**What is required:** Without the pictures, set down every line of the data exactly.

§ §

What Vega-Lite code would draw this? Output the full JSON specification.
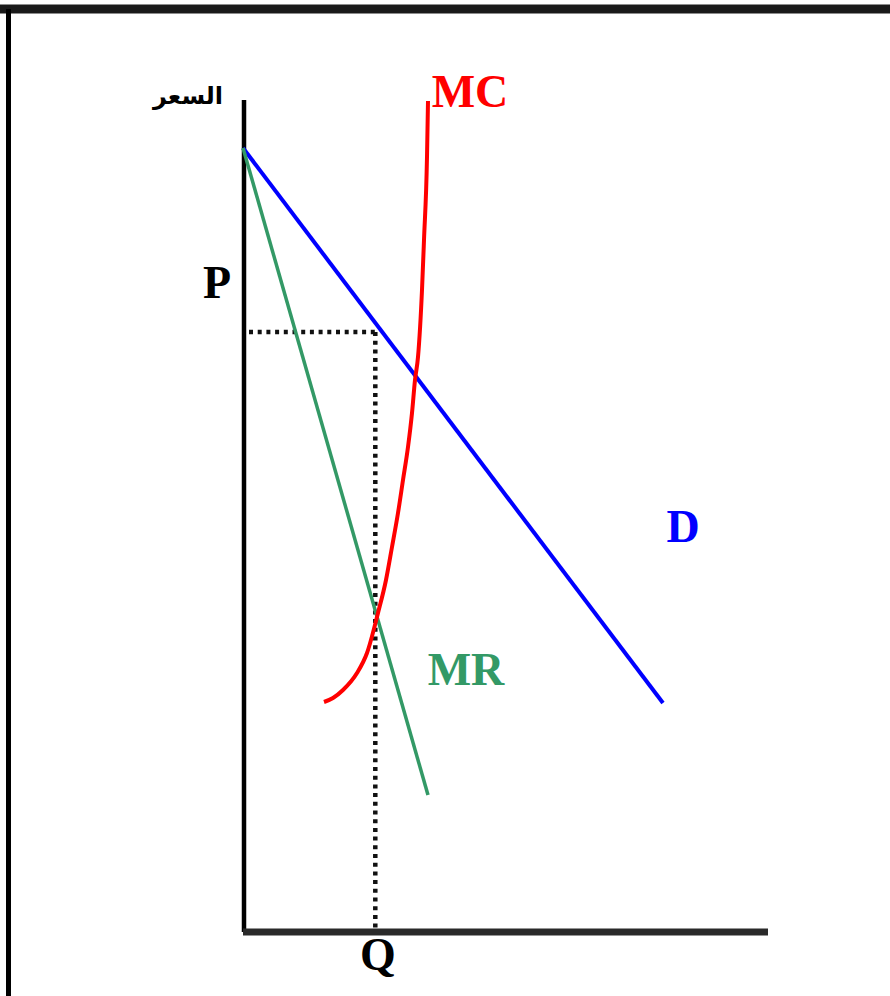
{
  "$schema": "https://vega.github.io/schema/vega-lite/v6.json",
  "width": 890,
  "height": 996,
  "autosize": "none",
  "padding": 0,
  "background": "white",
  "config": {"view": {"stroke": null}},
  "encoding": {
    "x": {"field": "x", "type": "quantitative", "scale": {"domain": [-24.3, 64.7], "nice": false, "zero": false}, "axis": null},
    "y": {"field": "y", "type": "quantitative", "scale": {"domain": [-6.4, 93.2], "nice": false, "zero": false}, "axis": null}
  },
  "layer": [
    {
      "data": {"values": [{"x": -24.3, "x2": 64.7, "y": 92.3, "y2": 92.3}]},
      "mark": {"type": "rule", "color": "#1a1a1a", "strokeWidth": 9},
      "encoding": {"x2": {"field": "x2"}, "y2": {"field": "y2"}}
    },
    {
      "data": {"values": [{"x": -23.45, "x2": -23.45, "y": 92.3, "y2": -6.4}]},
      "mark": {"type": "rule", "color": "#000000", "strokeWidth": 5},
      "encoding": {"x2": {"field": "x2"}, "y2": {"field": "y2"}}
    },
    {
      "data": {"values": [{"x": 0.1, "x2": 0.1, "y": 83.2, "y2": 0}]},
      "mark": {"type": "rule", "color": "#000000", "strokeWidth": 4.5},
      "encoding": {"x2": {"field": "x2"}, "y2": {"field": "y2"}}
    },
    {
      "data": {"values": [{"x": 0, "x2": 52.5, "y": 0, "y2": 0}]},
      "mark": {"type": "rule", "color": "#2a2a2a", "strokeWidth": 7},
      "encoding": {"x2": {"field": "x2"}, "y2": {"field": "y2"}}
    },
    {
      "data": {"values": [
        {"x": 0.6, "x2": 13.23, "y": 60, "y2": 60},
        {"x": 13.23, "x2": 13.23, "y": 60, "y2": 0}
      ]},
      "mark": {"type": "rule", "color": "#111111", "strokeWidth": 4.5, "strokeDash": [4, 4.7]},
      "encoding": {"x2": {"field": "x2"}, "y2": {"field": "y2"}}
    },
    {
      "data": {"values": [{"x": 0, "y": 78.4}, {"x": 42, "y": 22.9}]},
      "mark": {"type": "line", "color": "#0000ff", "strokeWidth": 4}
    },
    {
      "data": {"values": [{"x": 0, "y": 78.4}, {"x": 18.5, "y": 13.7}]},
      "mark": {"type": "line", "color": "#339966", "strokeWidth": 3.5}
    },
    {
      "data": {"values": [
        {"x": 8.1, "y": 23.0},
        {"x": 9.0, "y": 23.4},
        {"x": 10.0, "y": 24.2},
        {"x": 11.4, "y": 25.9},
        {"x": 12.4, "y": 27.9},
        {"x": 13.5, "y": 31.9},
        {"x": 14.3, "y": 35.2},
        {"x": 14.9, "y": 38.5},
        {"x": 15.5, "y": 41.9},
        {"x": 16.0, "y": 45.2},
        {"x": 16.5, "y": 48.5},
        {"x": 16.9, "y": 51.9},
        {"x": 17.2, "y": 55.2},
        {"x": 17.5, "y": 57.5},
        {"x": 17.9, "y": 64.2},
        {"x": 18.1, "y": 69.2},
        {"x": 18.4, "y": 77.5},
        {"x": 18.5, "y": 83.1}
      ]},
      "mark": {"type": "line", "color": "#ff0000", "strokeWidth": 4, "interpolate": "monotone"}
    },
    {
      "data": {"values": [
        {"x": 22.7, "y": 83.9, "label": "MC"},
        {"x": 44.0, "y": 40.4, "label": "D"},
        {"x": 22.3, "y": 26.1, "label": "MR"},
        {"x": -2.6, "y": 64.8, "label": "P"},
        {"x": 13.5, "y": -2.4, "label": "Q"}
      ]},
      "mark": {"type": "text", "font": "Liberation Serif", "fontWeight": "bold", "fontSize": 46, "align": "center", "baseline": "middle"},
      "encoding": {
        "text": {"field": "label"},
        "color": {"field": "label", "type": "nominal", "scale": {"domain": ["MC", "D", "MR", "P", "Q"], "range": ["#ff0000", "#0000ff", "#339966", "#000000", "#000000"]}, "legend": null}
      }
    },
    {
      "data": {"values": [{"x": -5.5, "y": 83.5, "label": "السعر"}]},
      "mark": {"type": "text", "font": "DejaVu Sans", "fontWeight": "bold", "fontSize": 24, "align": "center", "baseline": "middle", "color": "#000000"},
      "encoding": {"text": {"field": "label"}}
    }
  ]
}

§ §

**Result of the exercise:**
What Vega-Lite code would draw this? Output the full JSON specification.
{
  "$schema": "https://vega.github.io/schema/vega-lite/v6.json",
  "width": 890,
  "height": 996,
  "autosize": "none",
  "padding": 0,
  "background": "white",
  "config": {"view": {"stroke": null}},
  "encoding": {
    "x": {"field": "x", "type": "quantitative", "scale": {"domain": [-24.3, 64.7], "nice": false, "zero": false}, "axis": null},
    "y": {"field": "y", "type": "quantitative", "scale": {"domain": [-6.4, 93.2], "nice": false, "zero": false}, "axis": null}
  },
  "layer": [
    {
      "data": {"values": [{"x": -24.3, "x2": 64.7, "y": 92.3, "y2": 92.3}]},
      "mark": {"type": "rule", "color": "#1a1a1a", "strokeWidth": 9},
      "encoding": {"x2": {"field": "x2"}, "y2": {"field": "y2"}}
    },
    {
      "data": {"values": [{"x": -23.45, "x2": -23.45, "y": 92.3, "y2": -6.4}]},
      "mark": {"type": "rule", "color": "#000000", "strokeWidth": 5},
      "encoding": {"x2": {"field": "x2"}, "y2": {"field": "y2"}}
    },
    {
      "data": {"values": [{"x": 0.1, "x2": 0.1, "y": 83.2, "y2": 0}]},
      "mark": {"type": "rule", "color": "#000000", "strokeWidth": 4.5},
      "encoding": {"x2": {"field": "x2"}, "y2": {"field": "y2"}}
    },
    {
      "data": {"values": [{"x": 0, "x2": 52.5, "y": 0, "y2": 0}]},
      "mark": {"type": "rule", "color": "#2a2a2a", "strokeWidth": 7},
      "encoding": {"x2": {"field": "x2"}, "y2": {"field": "y2"}}
    },
    {
      "data": {"values": [
        {"x": 0.6, "x2": 13.23, "y": 60, "y2": 60},
        {"x": 13.23, "x2": 13.23, "y": 60, "y2": 0}
      ]},
      "mark": {"type": "rule", "color": "#111111", "strokeWidth": 4.5, "strokeDash": [4, 4.7]},
      "encoding": {"x2": {"field": "x2"}, "y2": {"field": "y2"}}
    },
    {
      "data": {"values": [{"x": 0, "y": 78.4}, {"x": 42, "y": 22.9}]},
      "mark": {"type": "line", "color": "#0000ff", "strokeWidth": 4}
    },
    {
      "data": {"values": [{"x": 0, "y": 78.4}, {"x": 18.5, "y": 13.7}]},
      "mark": {"type": "line", "color": "#339966", "strokeWidth": 3.5}
    },
    {
      "data": {"values": [
        {"x": 8.1, "y": 23.0},
        {"x": 9.0, "y": 23.4},
        {"x": 10.0, "y": 24.2},
        {"x": 11.4, "y": 25.9},
        {"x": 12.4, "y": 27.9},
        {"x": 13.5, "y": 31.9},
        {"x": 14.3, "y": 35.2},
        {"x": 14.9, "y": 38.5},
        {"x": 15.5, "y": 41.9},
        {"x": 16.0, "y": 45.2},
        {"x": 16.5, "y": 48.5},
        {"x": 16.9, "y": 51.9},
        {"x": 17.2, "y": 55.2},
        {"x": 17.5, "y": 57.5},
        {"x": 17.9, "y": 64.2},
        {"x": 18.1, "y": 69.2},
        {"x": 18.4, "y": 77.5},
        {"x": 18.5, "y": 83.1}
      ]},
      "mark": {"type": "line", "color": "#ff0000", "strokeWidth": 4, "interpolate": "monotone"}
    },
    {
      "data": {"values": [
        {"x": 22.7, "y": 83.9, "label": "MC"},
        {"x": 44.0, "y": 40.4, "label": "D"},
        {"x": 22.3, "y": 26.1, "label": "MR"},
        {"x": -2.6, "y": 64.8, "label": "P"},
        {"x": 13.5, "y": -2.4, "label": "Q"}
      ]},
      "mark": {"type": "text", "font": "Liberation Serif", "fontWeight": "bold", "fontSize": 46, "align": "center", "baseline": "middle"},
      "encoding": {
        "text": {"field": "label"},
        "color": {"field": "label", "type": "nominal", "scale": {"domain": ["MC", "D", "MR", "P", "Q"], "range": ["#ff0000", "#0000ff", "#339966", "#000000", "#000000"]}, "legend": null}
      }
    },
    {
      "data": {"values": [{"x": -5.5, "y": 83.5, "label": "السعر"}]},
      "mark": {"type": "text", "font": "DejaVu Sans", "fontWeight": "bold", "fontSize": 24, "align": "center", "baseline": "middle", "color": "#000000"},
      "encoding": {"text": {"field": "label"}}
    }
  ]
}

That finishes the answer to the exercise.